American Hats

There is an argument to be made that the cancellation of President Bush’s speech, and reduction of the convention to only the minimal elements yesterday can be seen as a positive to McCain’s campaign. McCain no longer has to worry about yet another connection to the Bush Administration, and in prime time no less. However, I’m not one to make that argument, I’ll leave that to NBC’s Mark Murray. Instead I pose that Hurricane Gustav doesn’t help McCain by hiding President Bush, but rather allows McCain and the GOP an opportunity to show that they can lead America, that they have learned from mistakes of the past and that they offer more than just more of the same.

Part of experience is making mistakes, and then learning from those mistakes. The biggest failure of President Bush’s second term was Hurricane Katrina. Yes, government at all levels failed, but the buck stops with the President, and his administration took most of the blame. Contrast the events of Katrina to now. Government was ready at all levels, the warning was timely, New Orleans was evacuated properly and FEMA and the National Guard are providing the assistance that is needed. If anything the reaction was almost overkill, but it’s better to be extra cautious than not prepared at all. Mistakes were made in the past, but the same mistakes are not being made today.

John McCain doesn’t gain from the cancellation of President Bush’s speech at the Republican National Convention. John McCain gains by President Bush acting as a President and leader while visiting the Gulf region of Texas in preparation for the storm. John McCain gains from President Bush learning from past mistakes.

John McCain was given the opportunity to visit the Gulf region in Mississippi at the behest of Governor Haley Barbour. While Senator Obama sat on a temporarily suspended campaign trail worrying about getting in the way, John McCain was on the ground boosting moral, taking in the situation, showing leadership and acting Presidential. It is questionable that his involvement helped, but the impression was made, John McCain was there, he cared, he was ready to lead.

The GOP may have lost a day of their convention, a day of speeches and words, but they gained a day of action and resolve.

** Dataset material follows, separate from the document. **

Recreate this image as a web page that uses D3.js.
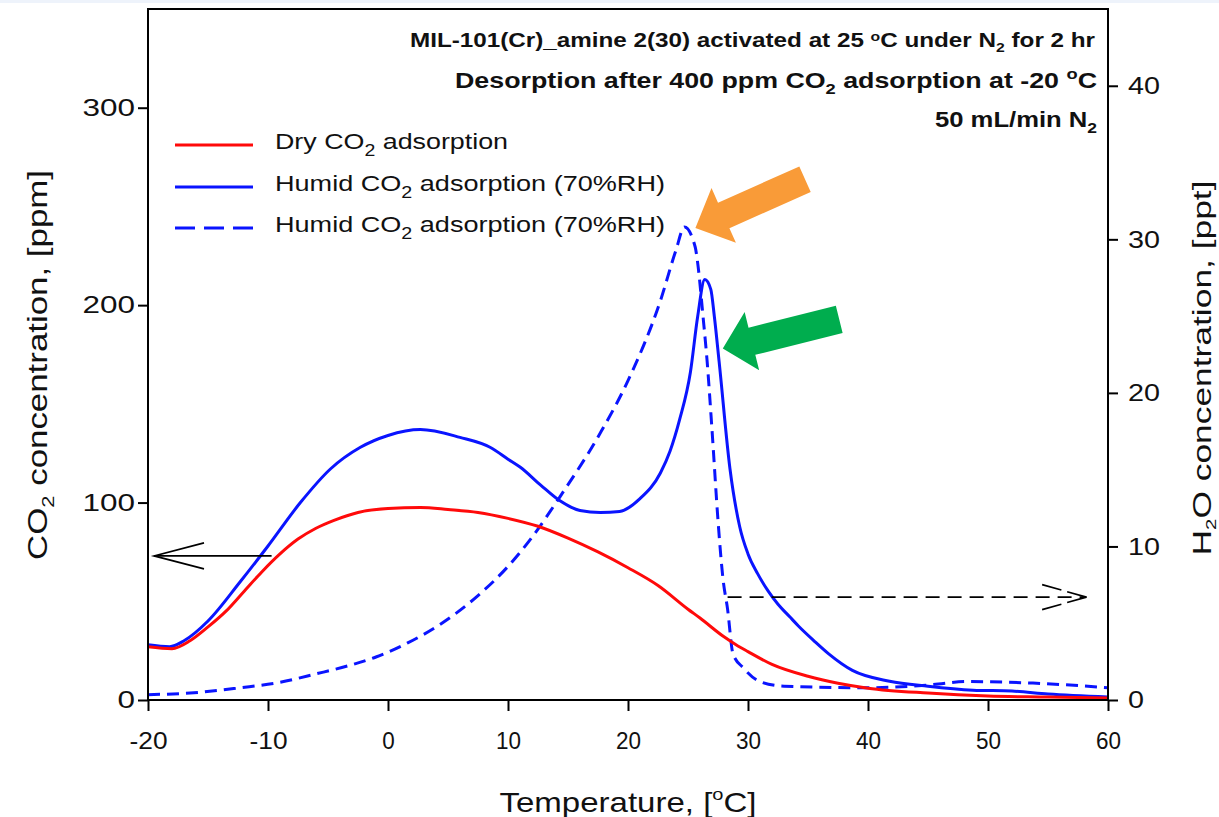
<!DOCTYPE html>
<html>
<head>
<meta charset="utf-8">
<script src="https://cdn.jsdelivr.net/npm/d3@7"></script>
<style>
  html, body { margin: 0; padding: 0; background: #ffffff; }
  svg { display: block; font-family: "Liberation Sans", Arial, sans-serif; }
</style>
</head>
<body>
<svg id="chart" width="1219" height="817"></svg>
<script>
// Dry CO2 desorption (left axis, ppm)
const dryTemp = [-20, -18, -16.5, -15, -13.5, -12, -10.5, -9, -7.5, -6, -4.5, -2.5, 0, 2.7, 5, 7.5, 10, 12.5, 15, 17.5, 20, 22.5, 25, 26, 28, 29, 30, 32, 35, 37.5, 40, 45, 50, 55, 60];
const dryCO2  = [27, 26, 30, 37, 45, 55, 65, 74, 81.5, 87, 91, 95, 97, 97.5, 96.5, 95, 92, 88, 82, 75, 67, 58, 46, 41.5, 32, 28, 24.5, 18, 12, 8.5, 6, 3.5, 2, 1.5, 1];

// Humid CO2 desorption (left axis, ppm)
const humidTemp = [-20, -18.2, -17, -15, -12.3, -10, -7.3, -4.8, -2.3, 0, 2.7, 6, 8.5, 10, 11, 12.7, 14.3, 16, 17.7, 19.3, 21, 22.7, 23.5, 24.3, 25.2, 25.8, 26.4, 26.9, 27.2, 27.6, 28.5, 29.3, 30, 30.8, 31.7, 32.5, 33.5, 34.2, 35.5, 36.7, 38.7, 41.8, 45, 48.75, 52, 55, 60];
const humidCO2  = [28, 27, 30, 40, 60, 78, 100, 117, 128, 134, 137, 133, 128, 122, 118, 109, 101, 96, 95, 95.5, 102, 115, 126, 142, 166, 194, 213, 208, 194, 171, 117, 88, 74, 64, 55, 48.5, 42, 37.5, 30, 23.5, 15, 9.5, 7, 5, 4.5, 3, 1.5];

// Water released from the humid run (right axis, ppt)
const waterTemp = [-20, -16.5, -12.3, -9, -6, -3, -1, 1.6, 4.3, 7.5, 10, 12, 14.3, 17.7, 20, 22.7, 24, 24.7, 25.6, 25.8, 26.25, 26.6, 27, 27.5, 27.9, 28.3, 28.75, 29.6, 31, 33, 40, 45.4, 48.25, 53.75, 60];
const waterH2O  = [0.35, 0.45, 0.8, 1.15, 1.7, 2.3, 2.8, 3.7, 4.9, 6.8, 8.7, 10.6, 13.2, 17.4, 20.8, 26, 29.3, 30.8, 29.5, 28.5, 25, 22, 17.6, 11.7, 8, 5.9, 3.0, 2.1, 1.2, 0.9, 0.8, 1.0, 1.2, 1.1, 0.8];

// Axis ticks
const xTicks = [-20, -10, 0, 10, 20, 30, 40, 50, 60];
const leftTicks = [0, 100, 200, 300];
const rightTicks = [0, 10, 20, 30, 40];

// Arrow annotations that point each curve to its axis
const leftArrow = { y: 73, from: -9.7, to: -19.5 };
const rightArrow = { y: 6.7, from: 28.3, to: 58.2 };

const svg = d3.select("#chart");
const W = 1219, H = 817;
const frame = { left: 148, right: 1108, top: 9, bottom: 700 };

svg.append("rect").attr("x", 0).attr("y", 0).attr("width", W).attr("height", 3).attr("fill", "#eef3fb");

const x = d3.scaleLinear().domain([-20, 60]).range([frame.left, frame.right]);
const yL = d3.scaleLinear().domain([0, 350]).range([frame.bottom, frame.top]);
const yR = d3.scaleLinear().domain([0, 45]).range([frame.bottom, frame.top]);

const zip = (a, b) => a.map((t, i) => [t, b[i]]);

// Curves
const lineL = d3.line().x(d => x(d[0])).y(d => yL(d[1])).curve(d3.curveMonotoneX);
const lineR = d3.line().x(d => x(d[0])).y(d => yR(d[1])).curve(d3.curveMonotoneX);

const curves = svg.append("g").attr("fill", "none").attr("stroke-linejoin", "round").attr("stroke-linecap", "butt");
curves.append("path").attr("d", lineR(zip(waterTemp, waterH2O)))
  .attr("stroke", "#0a14ff").attr("stroke-width", 3).attr("stroke-dasharray", "12,7");
curves.append("path").attr("d", lineL(zip(humidTemp, humidCO2)))
  .attr("stroke", "#0a14ff").attr("stroke-width", 3);
curves.append("path").attr("d", lineL(zip(dryTemp, dryCO2)))
  .attr("stroke", "#ff0a0a").attr("stroke-width", 3);

// Frame box
svg.append("rect")
  .attr("x", frame.left).attr("y", frame.top)
  .attr("width", frame.right - frame.left).attr("height", frame.bottom - frame.top)
  .attr("fill", "none").attr("stroke", "#000").attr("stroke-width", 2);

// Axes
const gx = svg.append("g").attr("transform", `translate(0,${frame.bottom})`)
  .call(d3.axisBottom(x).tickValues(xTicks).tickSize(11).tickPadding(21).tickFormat(d3.format("d")));
const gl = svg.append("g").attr("transform", `translate(${frame.left},0)`)
  .call(d3.axisLeft(yL).tickValues(leftTicks).tickSize(10).tickPadding(3).tickFormat(d3.format("d")));
const gr = svg.append("g").attr("transform", `translate(${frame.right},0)`)
  .call(d3.axisRight(yR).tickValues(rightTicks).tickSize(10).tickPadding(10).tickFormat(d3.format("d")));
[gx, gl, gr].forEach(g => {
  g.select(".domain").remove();
  g.selectAll(".tick line").attr("stroke", "#000").attr("stroke-width", 2);
  g.selectAll(".tick text").attr("font-size", 24).attr("fill", "#111")
    .attr("font-family", "'Liberation Sans', Arial, sans-serif")
    .attr("lengthAdjust", "spacingAndGlyphs");
});
gl.selectAll(".tick text").attr("textLength", d => String(d).length * 17.5);
gr.selectAll(".tick text").attr("textLength", d => String(d).length * 16);
gx.selectAll(".tick text").text(d => String(d))
  .attr("textLength", d => String(Math.abs(d)).length * 12.5 + (d < 0 ? 13 : 0));

// Axis titles
const xt = svg.append("text").attr("x", 628).attr("y", 812).attr("text-anchor", "middle")
  .attr("font-size", 28).attr("fill", "#111")
  .attr("textLength", 257).attr("lengthAdjust", "spacingAndGlyphs");
xt.append("tspan").text("Temperature, [");
xt.append("tspan").attr("font-size", 17).attr("dy", -12).text("o");
xt.append("tspan").attr("dy", 12).text("C]");

const ylt = svg.append("text").attr("transform", "translate(47,365) rotate(-90)")
  .attr("text-anchor", "middle").attr("font-size", 27).attr("fill", "#111")
  .attr("textLength", 390).attr("lengthAdjust", "spacingAndGlyphs");
ylt.append("tspan").text("CO");
ylt.append("tspan").attr("font-size", 17).attr("dy", 7).text("2");
ylt.append("tspan").attr("dy", -7).text(" concentration, [ppm]");

const yrt = svg.append("text").attr("transform", "translate(1211,368) rotate(-90)")
  .attr("text-anchor", "middle").attr("font-size", 26).attr("fill", "#111")
  .attr("textLength", 375).attr("lengthAdjust", "spacingAndGlyphs");
yrt.append("tspan").text("H");
yrt.append("tspan").attr("font-size", 15).attr("dy", 5).text("2");
yrt.append("tspan").attr("dy", -5).text("O concentration, [ppt]");

// Legend
const legend = [
  { label: "Dry CO", tail: " adsorption", color: "#ff0a0a", dash: null, y: 143, len: 233 },
  { label: "Humid CO", tail: " adsorption (70%RH)", color: "#0a14ff", dash: null, y: 185, len: 390 },
  { label: "Humid CO", tail: " adsorption (70%RH)", color: "#0a14ff", dash: "20,9", y: 226, len: 390 }
];
const lg = svg.append("g");
legend.forEach(d => {
  lg.append("line").attr("x1", 175).attr("x2", 253).attr("y1", d.y + 2).attr("y2", d.y + 2)
    .attr("stroke", d.color).attr("stroke-width", 3).attr("stroke-dasharray", d.dash);
  const t = lg.append("text").attr("x", 275).attr("y", d.y + 6).attr("font-size", 22).attr("fill", "#111")
    .attr("textLength", d.len).attr("lengthAdjust", "spacingAndGlyphs");
  t.append("tspan").text(d.label);
  t.append("tspan").attr("font-size", 16).attr("dy", 7).text("2");
  t.append("tspan").attr("dy", -7).text(d.tail);
});

// Conditions text, top right
const notes = svg.append("g").attr("font-weight", "bold").attr("fill", "#111").attr("text-anchor", "end");
const n1 = notes.append("text").attr("x", 1095).attr("y", 47).attr("font-size", 20)
  .attr("textLength", 685).attr("lengthAdjust", "spacingAndGlyphs");
n1.append("tspan").text("MIL-101(Cr)_amine 2(30) activated at 25 ");
n1.append("tspan").attr("font-size", 13).attr("dy", -6).text("o");
n1.append("tspan").attr("dy", 6).text("C under N");
n1.append("tspan").attr("font-size", 13).attr("dy", 5).text("2");
n1.append("tspan").attr("dy", -5).text(" for 2 hr");
const n2 = notes.append("text").attr("x", 1097).attr("y", 88).attr("font-size", 22)
  .attr("textLength", 642).attr("lengthAdjust", "spacingAndGlyphs");
n2.append("tspan").text("Desorption after 400 ppm CO");
n2.append("tspan").attr("font-size", 15).attr("dy", 6).text("2");
n2.append("tspan").attr("dy", -6).text(" adsorption at -20 ");
n2.append("tspan").attr("font-size", 15).attr("dy", -9).text("o");
n2.append("tspan").attr("dy", 9).text("C");
const n3 = notes.append("text").attr("x", 1097).attr("y", 127).attr("font-size", 22)
  .attr("textLength", 162).attr("lengthAdjust", "spacingAndGlyphs");
n3.append("tspan").text("50 mL/min N");
n3.append("tspan").attr("font-size", 15).attr("dy", 6).text("2");

// Axis pointer arrows
const ay = yL(leftArrow.y);
const ax0 = x(leftArrow.from), ax1 = x(leftArrow.to);
const la = svg.append("g").attr("stroke", "#000").attr("stroke-width", 1.6).attr("fill", "none");
la.append("line").attr("x1", ax0).attr("x2", ax1).attr("y1", ay).attr("y2", ay);
la.append("polyline").attr("points", `${ax1 + 50},${ay - 13} ${ax1},${ay} ${ax1 + 50},${ay + 13}`);

const ry = yR(rightArrow.y);
const rx0 = x(rightArrow.from), rx1 = x(rightArrow.to);
const ra = svg.append("g").attr("stroke", "#000").attr("stroke-width", 1.6).attr("fill", "none");
ra.append("line").attr("x1", rx0).attr("x2", rx1).attr("y1", ry).attr("y2", ry).attr("stroke-dasharray", "14,8");
ra.append("line").attr("x1", rx1).attr("y1", ry).attr("x2", rx1 - 46).attr("y2", ry - 13).attr("stroke-dasharray", "20,6");
ra.append("line").attr("x1", rx1).attr("y1", ry).attr("x2", rx1 - 46).attr("y2", ry + 13).attr("stroke-dasharray", "20,6");

// Block arrows marking the two peaks
function blockArrow(tipX, tipY, angleDeg, len, shaft, head, headLen, color) {
  const a = angleDeg * Math.PI / 180;
  const ux = Math.cos(a), uy = Math.sin(a);       // direction from tip toward tail
  const px = -uy, py = ux;                        // perpendicular
  const hb = [tipX + ux * headLen, tipY + uy * headLen];
  const tail = [tipX + ux * len, tipY + uy * len];
  const pts = [
    [tipX, tipY],
    [hb[0] + px * head, hb[1] + py * head],
    [hb[0] + px * shaft, hb[1] + py * shaft],
    [tail[0] + px * shaft, tail[1] + py * shaft],
    [tail[0] - px * shaft, tail[1] - py * shaft],
    [hb[0] - px * shaft, hb[1] - py * shaft],
    [hb[0] - px * head, hb[1] - py * head]
  ];
  svg.append("polygon").attr("points", pts.map(p => p.join(",")).join(" ")).attr("fill", color);
}
const waterPeak = waterH2O.indexOf(d3.max(waterH2O));
const humidPeak = humidCO2.indexOf(d3.max(humidCO2));
blockArrow(x(waterTemp[waterPeak]) + 11, yR(waterH2O[waterPeak]) + 1, -24, 120, 14, 30, 31, "#f99b38");
blockArrow(x(humidTemp[humidPeak]) + 18, yL(humidCO2[humidPeak]) + 69, -14, 120, 14, 30, 30, "#00ad4e");
</script>
</body>
</html>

While the Democratic Convention was four days of extravagance and partisanship, the Republican Convention quickly and quietly went about the necessary proceedings and showed an outward message of unity, giving aid and standing strong in the face of potential disaster. They lost a day of attacking Senator Obama, but gained a day of showing that when emergency strikes, the Republicans are ready and willing.

Laura Bush addressed the delegates at the convention asking for aid and help in the relief efforts. Partisanship was put aside, at least temporarily. Cindy McCain joined the First Lady on the stage and spoke, “This is a time when we take off our Republican hats and put on our American hats.”

Hurricane Gustav may have dampened the festivities of the Convention, but it provided the opportunity for John McCain and his fellow Republicans to show America that they have learned from the mistakes of that past and that they are ready to lead America now and in the future. That opportunity was worth more than a thousand speeches or a month of conventions.